__The task__. Your task is to retype the lines from the opening of the material through the line that includes "sigma = 4.388". Do not copy the pictures.
╭─ Available data
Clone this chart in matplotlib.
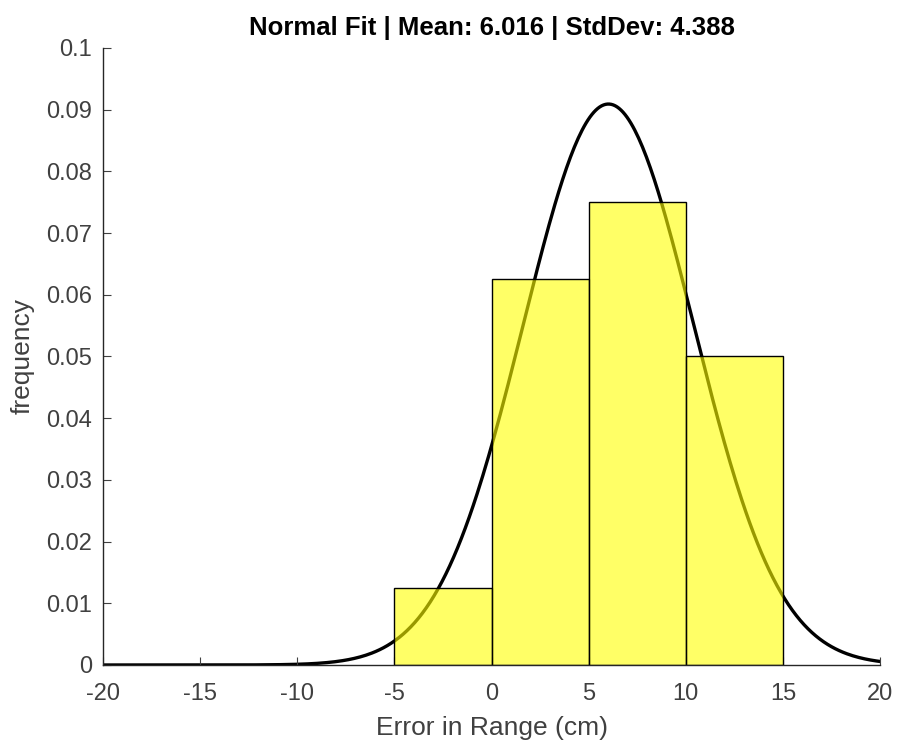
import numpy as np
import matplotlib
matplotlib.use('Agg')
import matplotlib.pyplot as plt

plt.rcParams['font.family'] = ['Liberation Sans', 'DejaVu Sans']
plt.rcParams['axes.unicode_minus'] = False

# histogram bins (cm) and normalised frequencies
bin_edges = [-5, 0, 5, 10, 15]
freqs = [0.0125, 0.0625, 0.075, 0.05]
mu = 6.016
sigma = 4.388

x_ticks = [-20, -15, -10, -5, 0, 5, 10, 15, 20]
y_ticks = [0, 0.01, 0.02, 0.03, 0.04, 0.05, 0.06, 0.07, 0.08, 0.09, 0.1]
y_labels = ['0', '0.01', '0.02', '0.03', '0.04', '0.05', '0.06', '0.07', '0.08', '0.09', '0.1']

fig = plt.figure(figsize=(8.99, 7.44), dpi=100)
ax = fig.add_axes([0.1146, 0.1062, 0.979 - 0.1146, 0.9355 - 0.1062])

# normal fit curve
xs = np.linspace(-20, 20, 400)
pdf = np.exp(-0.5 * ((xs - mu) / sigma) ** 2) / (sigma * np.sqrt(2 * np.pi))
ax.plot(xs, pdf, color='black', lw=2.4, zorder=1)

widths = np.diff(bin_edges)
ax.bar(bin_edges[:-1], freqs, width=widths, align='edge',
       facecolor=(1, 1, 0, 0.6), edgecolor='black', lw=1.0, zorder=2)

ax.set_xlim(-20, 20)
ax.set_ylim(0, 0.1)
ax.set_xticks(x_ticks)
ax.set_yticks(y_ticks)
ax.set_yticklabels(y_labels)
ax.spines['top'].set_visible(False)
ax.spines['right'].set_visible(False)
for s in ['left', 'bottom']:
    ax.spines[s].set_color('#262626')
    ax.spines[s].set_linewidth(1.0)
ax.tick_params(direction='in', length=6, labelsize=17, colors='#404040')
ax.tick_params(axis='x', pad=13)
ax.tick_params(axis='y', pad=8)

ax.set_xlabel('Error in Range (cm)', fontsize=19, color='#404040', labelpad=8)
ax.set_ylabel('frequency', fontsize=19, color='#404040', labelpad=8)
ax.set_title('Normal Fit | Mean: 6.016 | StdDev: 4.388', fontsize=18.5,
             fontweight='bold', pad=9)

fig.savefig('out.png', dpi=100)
╰─
__Solution for this task__.
Clone this chart in matplotlib.
import numpy as np
import matplotlib
matplotlib.use('Agg')
import matplotlib.pyplot as plt

plt.rcParams['font.family'] = ['Liberation Sans', 'DejaVu Sans']
plt.rcParams['axes.unicode_minus'] = False

# histogram bins (cm) and normalised frequencies
bin_edges = [-5, 0, 5, 10, 15]
freqs = [0.0125, 0.0625, 0.075, 0.05]
mu = 6.016
sigma = 4.388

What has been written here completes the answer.